Monitoring the ML model. The ML engineer constantly monitors that the model works correctly as a service: whether it remains relevant, benefits the business, and handles current business changes.

Example. After launching the model, Ivan sets up a monitoring system that tracks the accuracy of forecasts compared to actual sales, model response time, and the number of anomalous predictions. After a month, monitoring shows a decrease in forecast accuracy for certain product categories. Analysis revealed that this is due to the emergence of new customer behavior patterns after a marketing campaign. Ivan sets up automatic model retraining every two weeks on current data.

Skillset of an ML engineer — and how to apply it

The set of basic skills — the skillset that I consider necessary for an ML engineer. It includes the main tools for work, competencies, and soft skills:

Programming languages. For example, Python — for working with data and ML modeling, SQL — for accessing databases.
Data libraries, domain libraries, and tools for conducting experiments. Our goal is to get the best model in terms of quality. To do this, we work with data, performing feature selection and engineering, as well as a series of experiments to establish the best algorithm and optimal set of parameters for it. For example, Airflow — for creating pipelines. And to ensure reproducibility when working with data, we use DVC.
Docker. This is a tool that helps "package" an ML project into a container so that it works the same on any computer.
FastAPI. To make the ML model in Docker accessible, it needs to be turned into a service. For this, we need the FastAPI framework.
Grafana. Allows you to monitor how the model behaves and decide what to do with this model next.
Analytical thinking. Helps to approach problem-solving systematically. Critical thinking, prioritization, and the ability to draw conclusions are also important. And of course, the ability to argue and defend your own ideas.
Communication. It's essential. This includes teamwork and the ability to ask the right questions to business representatives: what exactly needs to be looked at in the data, what they specifically mean, etc. For example, a product manager understands the product and business better than a technical specialist, so you need to ask him the right questions about the product and business goals. This will help you as an ML engineer to perform your tasks more accurately.

Where and with whom an ML engineer works

To understand where ML engineers are especially needed at the moment, you need to study the structure of the economy: it reflects the demand for specialists.
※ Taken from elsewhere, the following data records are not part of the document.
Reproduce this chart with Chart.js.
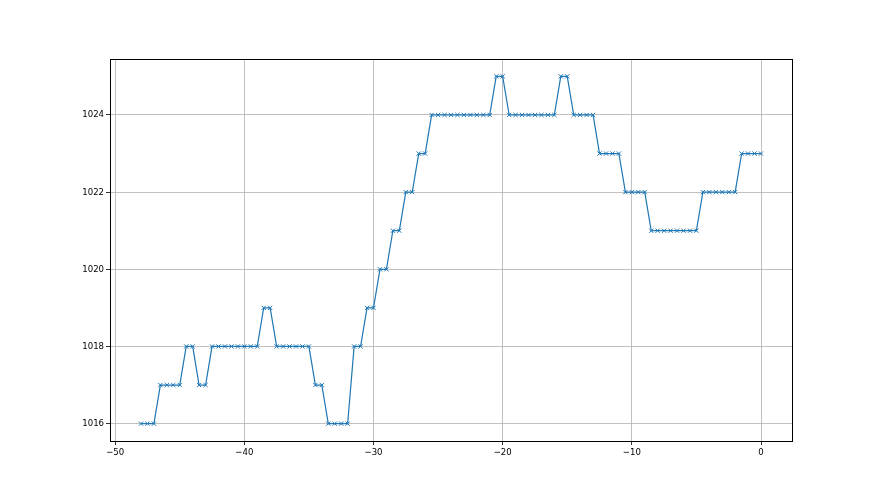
<!DOCTYPE html>
<html>
<head>
<meta charset="utf-8">
<script src="https://cdn.jsdelivr.net/npm/chart.js@4/dist/chart.umd.min.js"></script>
<style>
  html, body { margin: 0; padding: 0; background: #fff; }
  #wrap { width: 880px; height: 495px; }
</style>
</head>
<body>
<div id="wrap"><canvas id="chart" width="880" height="495"></canvas></div>
<script>
// x positions, step 0.5 from -48 to 0
const xValues = [];
for (let i = 0; i <= 96; i++) xValues.push(-48 + i * 0.5);

const pressure = [
  1016, 1016, 1016,
  1017, 1017, 1017, 1017,
  1018, 1018,
  1017, 1017,
  1018, 1018, 1018, 1018, 1018, 1018, 1018, 1018,
  1019, 1019,
  1018, 1018, 1018, 1018, 1018, 1018,
  1017, 1017,
  1016, 1016, 1016, 1016,
  1018, 1018,
  1019, 1019,
  1020, 1020,
  1021, 1021,
  1022, 1022,
  1023, 1023,
  1024, 1024, 1024, 1024, 1024, 1024, 1024, 1024, 1024, 1024,
  1025, 1025,
  1024, 1024, 1024, 1024, 1024, 1024, 1024, 1024,
  1025, 1025,
  1024, 1024, 1024, 1024,
  1023, 1023, 1023, 1023,
  1022, 1022, 1022, 1022,
  1021, 1021, 1021, 1021, 1021, 1021, 1021, 1021,
  1022, 1022, 1022, 1022, 1022, 1022,
  1023, 1023, 1023, 1023
];

const xTicks = [-50, -40, -30, -20, -10, 0];
const yTicks = [1016, 1018, 1020, 1022, 1024];

const points = xValues.map((x, i) => ({ x: x, y: pressure[i] }));

// draw the full axes box like matplotlib
const frame = {
  id: 'frame',
  afterDraw(chart) {
    const { ctx, chartArea: a } = chart;
    ctx.save();
    ctx.strokeStyle = '#000';
    ctx.lineWidth = 1;
    ctx.strokeRect(Math.round(a.left) + 0.5, Math.round(a.top) + 0.5,
      Math.round(a.right - a.left), Math.round(a.bottom - a.top));
    ctx.restore();
  }
};

const fmt = v => (v < 0 ? '\u2212' + Math.abs(v) : String(v));
const tickFont = { family: "'Liberation Sans Narrow', 'DejaVu Sans Condensed', sans-serif", size: 9.5 };

new Chart(document.getElementById('chart'), {
  type: 'line',
  data: {
    datasets: [{
      data: points,
      borderColor: '#1f77b4',
      backgroundColor: '#1f77b4',
      borderWidth: 1.2,
      pointStyle: 'crossRot',
      pointRadius: 3,
      pointBorderWidth: 1,
      pointHoverRadius: 3,
      tension: 0,
      fill: false
    }]
  },
  options: {
    responsive: false,
    animation: false,
    layout: { padding: { left: 60, top: 59, right: 88, bottom: 24 } },
    plugins: {
      legend: { display: false },
      tooltip: { enabled: false }
    },
    scales: {
      x: {
        type: 'linear',
        min: -50.4,
        max: 2.4,
        afterBuildTicks: axis => { axis.ticks = xTicks.map(v => ({ value: v })); },
        afterFit: axis => { axis.height = 30; },
        grid: { color: '#b0b0b0', lineWidth: 0.8, tickColor: '#000', tickLength: 4 },
        border: { display: false },
        ticks: {
          color: '#000',
          font: tickFont,
          padding: 2,
          maxRotation: 0,
          callback: v => fmt(v)
        }
      },
      y: {
        type: 'linear',
        min: 1015.55,
        max: 1025.45,
        afterBuildTicks: axis => { axis.ticks = yTicks.map(v => ({ value: v })); },
        afterFit: axis => { axis.width = 50; },
        grid: { color: '#b0b0b0', lineWidth: 0.8, tickColor: '#000', tickLength: 4 },
        border: { display: false },
        ticks: {
          color: '#000',
          font: tickFont,
          padding: 2,
          callback: v => fmt(v)
        }
      }
    }
  },
  plugins: [frame]
});
</script>
</body>
</html>
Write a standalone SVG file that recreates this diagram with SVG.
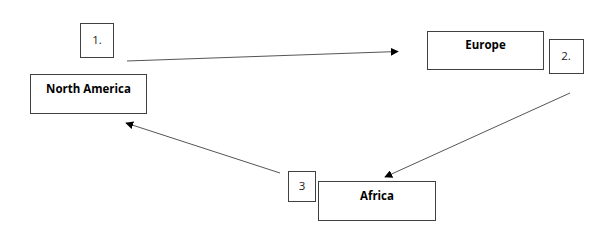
<svg xmlns="http://www.w3.org/2000/svg" width="598" height="238" viewBox="0 0 598 238">
<defs>
<style>
.box{fill:#fff;stroke:#404040;stroke-width:1}
.t{font-family:"Open Sans","Liberation Sans",Arial,sans-serif;font-size:11.5px;font-weight:bold;fill:#000;text-anchor:middle}
.n{font-family:"Open Sans","Liberation Sans",Arial,sans-serif;font-size:11.5px;fill:#222;text-anchor:middle}
.c{stroke:#555;stroke-width:1;fill:none;marker-end:url(#ah)}
</style>
<marker id="ah" viewBox="0 0 10 10" refX="9" refY="5" markerWidth="8" markerHeight="8" markerUnits="userSpaceOnUse" orient="auto">
<path d="M0,0 L10,5 L0,10 Z" fill="#000"/>
</marker>
</defs>
<rect width="598" height="238" fill="#fff"/>
<g id="connectors">
<line class="c" x1="127" y1="61" x2="398" y2="51.5"/>
<line class="c" x1="570" y1="93" x2="385" y2="177"/>
<line class="c" x1="280" y1="173" x2="126" y2="123"/>
</g>
<g id="label1"><rect class="box" x="80.5" y="23.5" width="33" height="34"/><text class="n" x="97" y="43.5">1.</text></g>
<g id="north-america"><rect class="box" x="30.5" y="74.5" width="116" height="39"/><text class="t" x="88.5" y="92.5">North America</text></g>
<g id="europe"><rect class="box" x="427.5" y="31.5" width="116" height="38"/><text class="t" x="485.5" y="48.5">Europe</text></g>
<g id="label2"><rect class="box" x="549.5" y="39.5" width="34" height="34"/><text class="n" x="566" y="59.5">2.</text></g>
<g id="label3"><rect class="box" x="288.5" y="171.5" width="27" height="30"/><text class="n" x="302" y="189.5">3</text></g>
<g id="africa"><rect class="box" x="318.5" y="181.5" width="117" height="39"/><text class="t" x="377" y="200">Africa</text></g>
</svg>
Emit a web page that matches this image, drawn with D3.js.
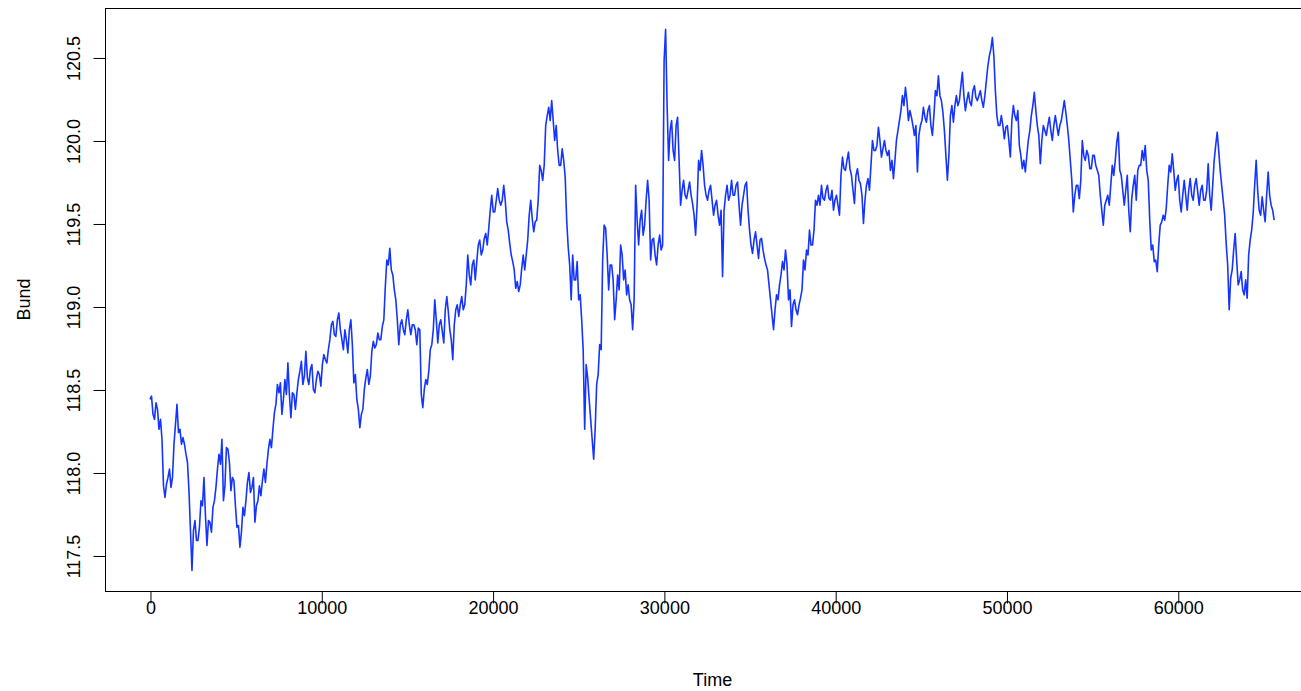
<!DOCTYPE html>
<html><head><meta charset="utf-8">
<script src="https://cdn.jsdelivr.net/npm/d3@7"></script>
<style>
body{margin:0;background:#fff}
svg{display:block}
text{font-family:"Liberation Sans",Arial,Helvetica,sans-serif;fill:#000}
</style>
</head><body>
<svg id="chart" width="1301" height="691"></svg>
<script>
// ---- data ----
const xTickValues = [0, 10000, 20000, 30000, 40000, 50000, 60000];
const yTickValues = [117.5, 118.0, 118.5, 119.0, 119.5, 120.0, 120.5];
const yTickLabels = ["117.5", "118.0", "118.5", "119.0", "119.5", "120.0", "120.5"];
const xLabel = "Time";
const yLabel = "Bund";
const startTime = 1;      // first observation index
const timeStep = 175;     // observations between two samples of `bund`
// samples read every 175 observations
const bund = [
118.44,118.35,118.42,118.26,118.20,117.85,117.97,117.91,118.17,118.41,
118.26,118.21,118.11,117.89,117.41,117.71,117.59,117.83,117.97,117.56,
117.70,117.79,117.91,118.11,118.20,117.92,118.14,117.89,117.95,117.67,
117.55,117.79,117.83,118.00,117.91,117.70,117.83,117.86,118.02,118.05,
118.20,118.26,118.41,118.48,
118.35,118.56,118.66,118.33,118.47,118.48,118.61,118.53,118.73,118.53,
118.65,118.48,118.61,118.52,118.71,118.66,118.80,118.91,118.82,118.96,
118.80,118.86,118.72,118.92,118.54,118.44,118.27,118.38,118.57,118.53,
118.73,118.75,118.84,118.80,118.92,119.28,119.35,119.19,119.04,118.77,
118.92,118.83,118.98,
118.83,118.89,118.77,118.86,118.39,118.56,118.61,118.77,119.04,118.78,
118.92,118.78,119.06,118.86,118.68,118.98,118.94,119.06,119.01,119.31,
119.13,119.28,119.27,119.40,119.34,119.44,119.47,119.67,119.57,119.71,
119.61,119.73,119.51,119.38,119.27,119.11,119.09,119.23,119.22,119.40,
119.64,119.45,119.52,119.85,
119.76,120.09,120.20,120.24,120.00,119.94,119.85,119.88,119.52,119.25,
119.31,119.16,119.04,118.92,118.26,118.57,118.32,118.08,118.53,118.77,
119.28,119.47,119.10,119.25,118.92,119.19,119.37,119.16,119.07,119.04,
118.86,119.73,119.37,119.58,119.49,119.76,119.28,119.41,119.25,119.43,
119.37,120.67,119.88,
120.12,119.88,120.14,119.61,119.76,119.65,119.75,119.62,119.43,119.88,
119.94,119.73,119.64,119.73,119.55,119.64,119.49,119.18,119.67,119.64,
119.76,119.67,119.75,119.49,119.67,119.75,119.46,119.32,119.45,119.29,
119.41,119.29,119.22,119.04,118.86,119.07,119.13,119.27,119.34,119.04,
118.88,119.04,118.95,119.05,119.28,119.34,119.46,119.37,119.64,119.67,
119.73,119.64,119.73,119.64,119.58,119.67,119.55,119.90,119.82,119.93,
119.79,119.62,119.83,119.74,119.50,119.73,119.70,120.00,119.94,120.08,
119.90,120.00,119.91,119.82,119.77,120.00,120.12,120.27,120.32,120.12,
120.14,120.03,119.81,120.09,120.20,120.11,120.21,
120.03,120.30,120.39,120.24,120.06,119.76,120.15,120.11,120.27,120.24,
120.41,120.18,120.29,120.21,120.33,120.24,120.30,120.20,120.36,120.51,
120.62,120.30,120.09,120.15,120.01,120.09,119.90,120.21,120.12,119.97,
119.83,119.81,120.00,120.15,120.29,120.09,119.86,120.09,120.03,120.14,
120.00,120.15,120.03,
120.12,120.24,120.09,119.88,119.57,119.73,119.65,120.00,119.88,119.91,
119.83,119.91,119.82,119.67,119.49,119.64,119.61,119.85,119.88,120.05,
119.79,119.61,119.79,119.45,119.73,119.64,119.85,119.94,119.97,119.76,
119.34,119.27,119.21,119.49,119.55,119.59,119.85,119.92,119.70,119.79,
119.57,119.76,119.58,
119.77,119.64,119.77,119.61,119.73,119.64,119.86,119.58,119.88,120.05,
119.82,119.64,119.38,118.98,119.22,119.44,119.13,119.21,119.07,119.05,
119.40,119.56,119.88,119.58,119.66,119.51,119.81,119.61,119.52
];
// samples read halfway between two consecutive `bund` samples
const bundBetween = [
118.46,118.32,118.38,118.32,117.92,117.93,118.02,117.97,118.29,118.24,
118.17,118.17,118.06,117.65,117.65,117.59,117.67,117.80,117.74,117.71,
117.64,117.83,118.02,118.05,117.83,118.15,118.06,117.97,117.80,117.68,
117.64,117.74,117.94,117.88,117.97,117.80,117.92,117.95,117.94,118.14,
118.15,118.36,118.53,118.54,
118.44,118.47,118.47,118.48,118.38,118.56,118.67,118.58,118.57,118.62,
118.50,118.56,118.59,118.65,118.68,118.74,118.89,118.83,118.92,118.86,
118.74,118.80,118.86,118.77,118.59,118.38,118.35,118.50,118.62,118.58,
118.79,118.77,118.80,118.88,119.12,119.25,119.22,119.10,118.92,118.89,
118.86,118.92,118.89,
118.89,118.86,118.87,118.47,118.50,118.53,118.74,118.86,118.92,118.89,
118.85,118.98,118.97,118.80,118.89,119.01,119.01,118.98,119.13,119.19,
119.25,119.16,119.37,119.31,119.41,119.37,119.58,119.57,119.64,119.64,
119.64,119.64,119.46,119.31,119.22,119.15,119.13,119.31,119.31,119.55,
119.53,119.51,119.64,119.82,
119.85,120.15,120.12,120.12,120.09,119.85,119.95,119.78,119.36,119.04,
119.16,119.27,119.07,118.74,118.65,118.44,118.20,118.26,118.59,118.74,
119.49,119.31,119.25,119.16,119.04,119.10,119.31,119.22,119.13,119.01,
119.04,119.52,119.52,119.43,119.64,119.64,119.40,119.31,119.37,119.34,
120.48,120.21,120.06,
119.94,120.09,119.88,119.70,119.67,119.70,119.67,119.55,119.61,119.82,
119.85,119.67,119.70,119.64,119.61,119.55,119.58,119.58,119.73,119.67,
119.67,119.73,119.61,119.61,119.73,119.58,119.37,119.40,119.37,119.40,
119.34,119.25,119.13,118.95,118.98,119.04,119.19,119.22,119.25,119.10,
119.01,118.98,119.01,119.10,119.22,119.31,119.37,119.46,119.61,119.61,
119.65,119.70,119.65,119.70,119.64,119.61,119.79,119.83,119.88,119.83,
119.70,119.79,119.76,119.67,119.64,119.77,119.85,119.94,119.97,120.00,
119.95,119.94,119.94,119.88,119.88,120.06,120.18,120.21,120.24,120.18,
120.09,120.09,120.03,120.12,120.14,120.18,120.09,
120.15,120.27,120.27,120.17,119.91,119.91,120.21,120.21,120.21,120.33,
120.27,120.24,120.23,120.30,120.26,120.27,120.24,120.27,120.45,120.55,
120.51,120.15,120.09,120.09,120.08,120.00,120.12,120.15,120.18,119.91,
119.88,119.91,120.06,120.21,120.18,120.03,120.00,120.06,120.09,120.06,
120.09,120.09,120.09,
120.18,120.17,120.00,119.76,119.67,119.73,119.76,119.91,119.94,119.83,
119.91,119.85,119.79,119.58,119.61,119.67,119.73,119.79,119.99,119.82,
119.70,119.70,119.58,119.65,119.79,119.82,119.85,119.88,119.82,119.52,
119.37,119.28,119.37,119.51,119.52,119.73,119.81,119.82,119.76,119.64,
119.67,119.67,119.70,
119.67,119.73,119.69,119.70,119.64,119.70,119.67,119.73,119.97,119.94,
119.73,119.55,119.25,119.17,119.34,119.28,119.16,119.10,119.16,119.31,
119.46,119.73,119.70,119.55,119.58,119.67,119.67,119.58
];

// ---- layout ----
const W = 1301, H = 691;
const plot = {left: 105, right: 1320, top: 8, bottom: 591};
const lineColor = "#1535ff";
const fontSize = 18;

const series = [];
bund.forEach((v, i) => {
  const t = startTime + i * timeStep;
  series.push({t, v});
  if (i < bundBetween.length) series.push({t: t + timeStep / 2, v: bundBetween[i]});
});

const nObs = 65676;
const x = d3.scaleLinear()
  .domain([startTime - 0.04 * (nObs - startTime), nObs + 0.04 * (nObs - startTime)])
  .range([plot.left, plot.right]);
const y = d3.scaleLinear().domain([117.286, 120.798]).range([plot.bottom, plot.top]);

const svg = d3.select("#chart");
svg.append("rect").attr("width", W).attr("height", H).attr("fill", "#fff");

// series line
svg.append("path")
  .datum(series)
  .attr("fill", "none")
  .attr("stroke", lineColor)
  .attr("stroke-width", 1.6)
  .attr("stroke-linejoin", "round")
  .attr("d", d3.line().x(d => x(d.t)).y(d => y(d.v)));

// frame
svg.append("rect")
  .attr("x", plot.left + 0.5).attr("y", plot.top + 0.5)
  .attr("width", plot.right - plot.left).attr("height", plot.bottom - plot.top)
  .attr("fill", "none").attr("stroke", "#000").attr("stroke-width", 1);

// x axis
const xAxis = d3.axisBottom(x).tickValues(xTickValues).tickFormat(d3.format("d")).tickSize(12).tickPadding(6);
const gx = svg.append("g").attr("transform", `translate(0.5,${plot.bottom + 0.5})`).call(xAxis);
gx.select(".domain").remove();
gx.selectAll(".tick line").attr("stroke", "#000");
gx.selectAll(".tick text").attr("font-size", fontSize).attr("font-family", null).attr("dy", null).attr("y", 22);

// y axis
const yAxis = d3.axisLeft(y).tickValues(yTickValues).tickFormat((d, i) => yTickLabels[i]).tickSize(12);
const gy = svg.append("g").attr("transform", `translate(${plot.left + 0.5},0.5)`).call(yAxis);
gy.select(".domain").remove();
gy.selectAll(".tick line").attr("stroke", "#000");
gy.selectAll(".tick text")
  .attr("font-size", fontSize).attr("font-family", null)
  .attr("x", null).attr("dy", null)
  .attr("text-anchor", "middle")
  .attr("transform", "translate(-26,0) rotate(-90)");

// axis titles
svg.append("text").attr("x", (plot.left + plot.right) / 2).attr("y", 686)
  .attr("text-anchor", "middle").attr("font-size", fontSize).text(xLabel);
svg.append("text").attr("transform", `translate(30,${(plot.top + plot.bottom) / 2}) rotate(-90)`)
  .attr("text-anchor", "middle").attr("font-size", fontSize).text(yLabel);
</script>
</body></html>
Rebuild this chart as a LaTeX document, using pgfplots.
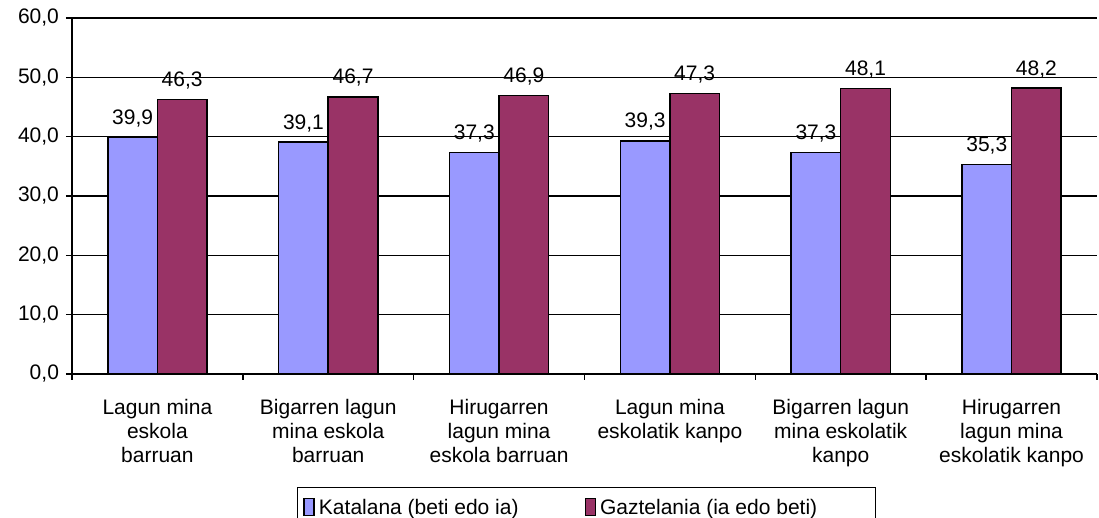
\documentclass[border=0pt]{standalone}
\usepackage{fontspec}
\setmainfont{Liberation Sans}
\usepackage{pgfplots}
\pgfplotsset{compat=1.18}

\definecolor{kat}{HTML}{9999FF}
\definecolor{gaz}{HTML}{993366}

\begin{document}
\begin{tikzpicture}
\path[use as bounding box] (-36pt,-72pt) rectangle (513.5pt,187pt);
\begin{axis}[
  scale only axis,
  width=512.5pt, height=178pt,
  xmin=-0.5, xmax=5.5,
  ymin=0, ymax=60,
  ytick={0,10,...,60},
  xtick={0,...,5},
  minor xtick={-0.5,0.5,...,5.5},
  xticklabels={{Lagun mina\\eskola\\barruan},
               {Bigarren lagun\\mina eskola\\barruan},
               {Hirugarren\\lagun mina\\eskola barruan},
               {Lagun mina\\eskolatik kanpo},
               {Bigarren lagun\\mina eskolatik\\kanpo},
               {Hirugarren\\lagun mina\\eskolatik kanpo}},
  axis x line*=bottom,
  axis y line*=left,
  axis line style={-, black, line width=1pt},
  tick align=outside,
  major tick length=3pt,
  minor tick length=3pt,
  every tick/.style={black, line width=0.8pt},
  every major x tick/.style={draw=none},
  ymajorgrids,
  grid style={black, line width=0.8pt},
  /pgf/number format/fixed,
  /pgf/number format/fixed zerofill,
  /pgf/number format/precision=1,
  /pgf/number format/use comma,
  /pgf/number format/assume math mode=true,
  y tick label style={font=\fontsize{10.5}{12}\selectfont},
  x tick label style={align=center, font=\fontsize{10.5}{12}\selectfont, yshift=-6pt},
  ybar=0pt,
  bar width=0.29,
  nodes near coords,
  every node near coord/.append style={font=\fontsize{10.5}{12}\selectfont, anchor=base, inner sep=0pt, yshift=6.5pt},
  legend columns=2,
  legend style={at={(0.2195,-0.3174)}, anchor=north west, draw=black, line width=0.5pt,
    font=\fontsize{10.5}{12}\selectfont, inner ysep=4pt,
    /tikz/every even column/.append style={column sep=31pt}},
  legend image code/.code={\draw[#1, line width=0.75pt] (0pt,-3.5pt) rectangle (5pt,5pt);},
]
\addplot[fill=kat, draw=black, line width=0.75pt] coordinates {
  (0,39.9) (1,39.1) (2,37.3) (3,39.3) (4,37.3) (5,35.3)
};
\addplot[fill=gaz, draw=black, line width=0.75pt] coordinates {
  (0,46.3) (1,46.7) (2,46.9) (3,47.3) (4,48.1) (5,48.2)
};
\legend{Katalana (beti edo ia), Gaztelania (ia edo beti)\hspace*{24pt}}
\end{axis}
\end{tikzpicture}
\end{document}
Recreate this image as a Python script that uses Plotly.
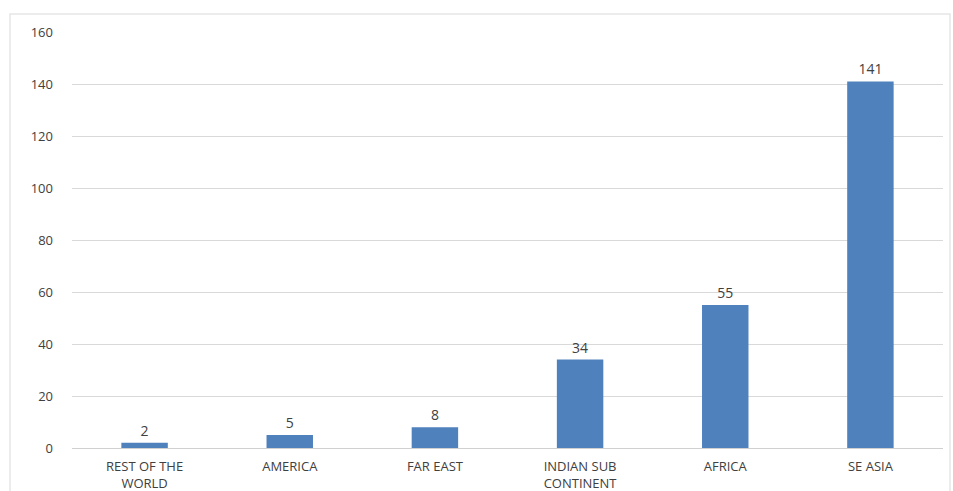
import plotly.graph_objects as go

categories = ["REST OF THE<br>WORLD", "AMERICA", "FAR EAST", "INDIAN SUB<br>CONTINENT", "AFRICA", "SE ASIA"]
values = [2, 5, 8, 34, 55, 141]
y_ticks = [0, 20, 40, 60, 80, 100, 120, 140, 160]

fig = go.Figure(go.Bar(
    x=categories, y=values,
    marker=dict(color="#4f81bd", line=dict(width=0)),
    text=[str(v) for v in values], textposition="outside",
    textfont=dict(family="Open Sans", size=14, color="#404040"),
    cliponaxis=False, width=0.32,
))

W, H = 953, 491
L, R, T, B = 72, 10, 32, 43
pw = W - L - R
ph = H - T - B
x0 = (10 - L) / pw
x1 = (950 - L) / pw
y1 = (H - B - 14) / ph

fig.update_layout(
    width=W, height=H,
    margin=dict(l=L, r=R, t=T, b=B, autoexpand=False),
    paper_bgcolor="white", plot_bgcolor="white",
    showlegend=False,
    font=dict(family="Open Sans", size=13, color="#595959"),
    xaxis=dict(showgrid=False, showline=False, tickfont=dict(size=13, color="#404040"),
               ticks="", ticklabelstandoff=9, automargin=False),
    yaxis=dict(range=[0, 160], tickvals=y_ticks, showgrid=True, gridcolor="#d9d9d9",
               gridwidth=1, zeroline=True, zerolinecolor="#d0d0d0", zerolinewidth=1,
               tickfont=dict(size=13, color="#404040"), ticklabelstandoff=18, automargin=False),
    shapes=[dict(type="rect", xref="paper", yref="paper", x0=x0, x1=x1, y0=-0.2, y1=y1,
                 line=dict(color="#e6e6e6", width=1.5), layer="below")],
)

fig.write_html("out.html")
Which technologies are developing especially actively? Today it is banking, retail (including e-commerce), telecom. Companies in these areas create the lion's share of demand for ML engineers.

A machine learning engineer works in a technical team together with other specialists in the field of data analysis. For example, with data engineers - they supply data to the ML engineer, with system analysts - they help decipher customer requirements, with data analysts - they help answer business questions, etc. The entire technical team works to qualitatively automate processes - this will allow ML to deliver the most accurate results.

Tips for a novice ML engineer

A couple of recommendations for specialists who are just starting their career path as ML engineers:

Be prepared to constantly learn. The IT field is dynamically developing, including the field of Data Science. New architectures, technologies appear, the functionality of current libraries and solutions is updated. It is important to immerse yourself in all this and stay up-to-date.

Do not be afraid of large amounts of data. And problems with them. We always receive data in not very good quality. We always need to think a little, delve into the essence of the business, understand it. This is reflected in the work process. Do not be afraid to ask yourself questions and look for answers to them - either through data, or from colleagues and stakeholders.

Practice on projects close to real ones. This way you will be better prepared for the market situation and the tasks that the market expects you to solve.

Follow the trends. There are a large number of meetups in IT where experienced guys share best practices and tips. This is also a great opportunity for networking.